### [Task to complete]
Your task is to retype the lines from the opening of the material through the line that includes "import * as". Do not copy the pictures.

### [Dataset excerpt]

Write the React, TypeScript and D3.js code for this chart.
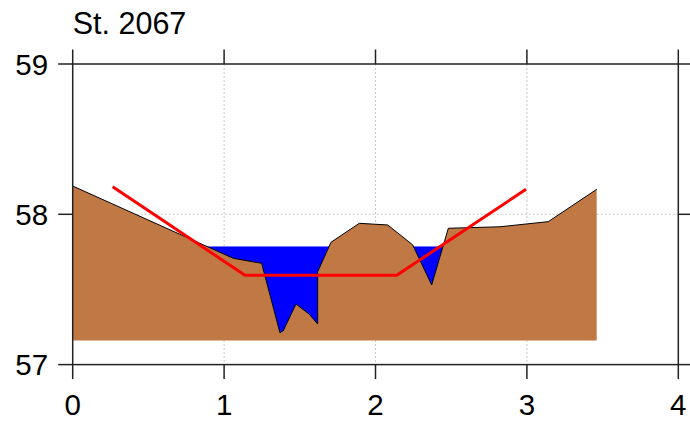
import React from "react";
import * as d3 from "d3";

const title = "St. 2067";
const terrainX = [0.0, 1.061, 1.248, 1.369, 1.391, 1.475, 1.563, 1.618, 1.618, 1.706, 1.893, 2.081, 2.246, 2.371, 2.481, 2.822, 3.141, 3.461];
const terrainY = [58.188, 57.707, 57.674, 57.212, 57.226, 57.403, 57.335, 57.27, 57.618, 57.814, 57.94, 57.929, 57.796, 57.53, 57.907, 57.917, 57.951, 58.166];
const bedBottom = 57.16;
const waterLevel = 57.786;
const channelX = [0.264, 1.138, 2.14, 2.994];
const channelY = [58.184, 57.594, 57.594, 58.166];
const xTicks = [0, 1, 2, 3, 4];
const yTicks = [57, 58, 59];

const W = 690, H = 424;
const L = 72.7, R = 678.3, T = 64, B = 364.6;
const TICK = 14.5;
const FONT = "'Liberation Sans', Arial, Helvetica, sans-serif";

export default function App() {
  const x = d3.scaleLinear().domain([0, 4]).range([L, R]);
  const y = d3.scaleLinear().domain([57, 59]).range([B, T]);

  const terrain = terrainX.map((v, i) => [v, terrainY[i]] as [number, number]);
  const area = d3.area<[number, number]>()
    .x(d => x(d[0]))
    .y0(y(bedBottom))
    .y1(d => y(d[1]));
  const line = d3.line<[number, number]>().x(d => x(d[0])).y(d => y(d[1]));
  const channel = channelX.map((v, i) => [v, channelY[i]] as [number, number]);

  // water extent: crossings of the terrain with the water level
  const crossings: number[] = [];
  for (let i = 0; i < terrain.length - 1; i++) {
    const [x0, y0] = terrain[i];
    const [x1, y1] = terrain[i + 1];
    if ((y0 - waterLevel) * (y1 - waterLevel) < 0) {
      crossings.push(x0 + ((waterLevel - y0) / (y1 - y0)) * (x1 - x0));
    }
  }
  const wx0 = d3.min(crossings)!, wx1 = d3.max(crossings)!;
  const deepest = d3.min(terrainY)!;

  return (
    <svg width={W} height={H} style={{ position: "absolute", left: 0, top: 0, background: "#fff" }} fontFamily={FONT}>
      {/* grid */}
      <g stroke="#c8c8c8" strokeWidth={1} strokeDasharray="2,2">
        {xTicks.filter(t => t > 0 && t < 4).map(t => (
          <line key={"gx" + t} x1={x(t)} x2={x(t)} y1={T} y2={B} />
        ))}
        {yTicks.filter(t => t > 57 && t < 59).map(t => (
          <line key={"gy" + t} x1={L} x2={R} y1={y(t)} y2={y(t)} />
        ))}
      </g>
      {/* water */}
      <rect x={x(wx0) - 1} width={x(wx1) - x(wx0) + 2} y={y(waterLevel)} height={y(deepest) - y(waterLevel) + 2} fill="#0000ff" />
      {/* terrain */}
      <path d={area(terrain)!} fill="#c07844" />
      <path d={line(terrain)!} fill="none" stroke="#000" strokeWidth={1} />
      {/* channel design */}
      <path d={line(channel)!} fill="none" stroke="#ff0000" strokeWidth={3} />
      {/* frame & ticks */}
      <g stroke="#222" strokeWidth={1.5}>
        <rect x={L} y={T} width={R - L} height={B - T} fill="none" />
        {xTicks.map(t => (
          <g key={"tx" + t}>
            <line x1={x(t)} x2={x(t)} y1={B} y2={B + TICK} />
            <line x1={x(t)} x2={x(t)} y1={T} y2={T - TICK} />
          </g>
        ))}
        {yTicks.map(t => (
          <g key={"ty" + t}>
            <line x1={L} x2={L - TICK} y1={y(t)} y2={y(t)} />
            <line x1={R} x2={R + TICK} y1={y(t)} y2={y(t)} />
          </g>
        ))}
      </g>
      <g fontSize={29.5} fill="#000">
        {xTicks.map(t => (
          <text key={"lx" + t} x={x(t)} y={415} textAnchor="middle">{t}</text>
        ))}
        {yTicks.map(t => (
          <text key={"ly" + t} x={L - TICK - 10} y={y(t) + 10.5} textAnchor="end">{t}</text>
        ))}
        <text x={L} y={34} fontSize={30.5}>{title}</text>
      </g>
    </svg>
  );
}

### [In response]
Write the React, TypeScript and D3.js code for this chart.
import React from "react";
import * as d3 from "d3";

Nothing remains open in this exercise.